1. ## Orthogonal Projections

Find the 2x2 matrix A of the orthogonal projection onto the line L in R^2 that consists of all scalar multiples of the vector

(5, 1)

2. Remember that in general, given a linear space $\displaystyle V$ and a subspace $\displaystyle S$ with $\displaystyle \dim \left( S \right) =n< + \infty$ the orthogonal projection of a vector $\displaystyle \bold{v}$ over $\displaystyle S$ is given by $\displaystyle P_S \left( \bold{v} \right) = \sum\limits_{k = 1}^n {\left\langle {\bold{v},\bold{w}_k } \right\rangle \cdot \bold{w}_k }$ where $\displaystyle \left\{ {\bold{w}_1 ,...,\bold{w}_n } \right\}$ is an orthonormal base of $\displaystyle S$ ( Such a base exists by Gram-Schmidt)
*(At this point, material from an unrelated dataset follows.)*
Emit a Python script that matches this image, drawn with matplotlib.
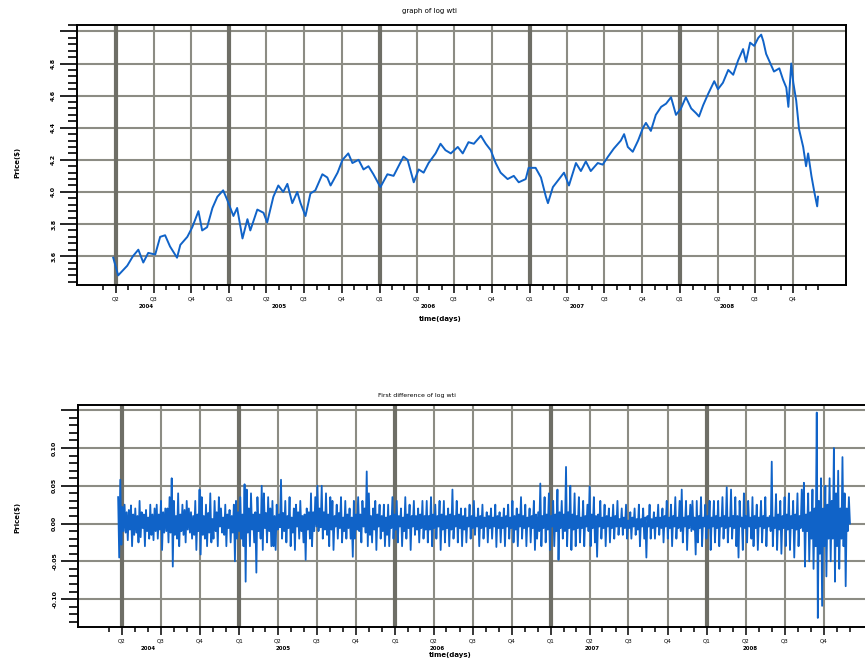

So in our case let $\displaystyle \bold{w} = \tfrac{1} {{\sqrt {26} }} \cdot \left( {\begin{array}{*{20}c} 5 & 1 \\ \end{array} } \right)$ this vector belongs to the line L and its norm is 1, thus ( since the dimension of the line is 1) it forms an orthonormal base of L.

Thus: $\displaystyle P_L \left( \bold{u} \right) = \left\langle {\bold{u},\bold{w}} \right\rangle \cdot \bold{w}$ from there: $\displaystyle P_L \left( {\begin{array}{*{20}c} x & y \\ \end{array} } \right) = \tfrac{1} {{26}} \cdot \left( {\begin{array}{*{20}c} {25x + 5y} & {5x + y} \\ \end{array} } \right)$ and note that this can be re-written as (with column vectors): $\displaystyle \left( {\begin{array}{*{20}c} {\tfrac{{25}} {{26}}} & {\tfrac{5} {{26}}} \\ {\tfrac{5} {{26}}} & {\tfrac{1} {{26}}} \\ \end{array} } \right) \cdot \left( {\begin{array}{*{20}c} x \\ y \\ \end{array} } \right) = P_L \left( {\begin{array}{*{20}c} x \\ y \\ \end{array} } \right)$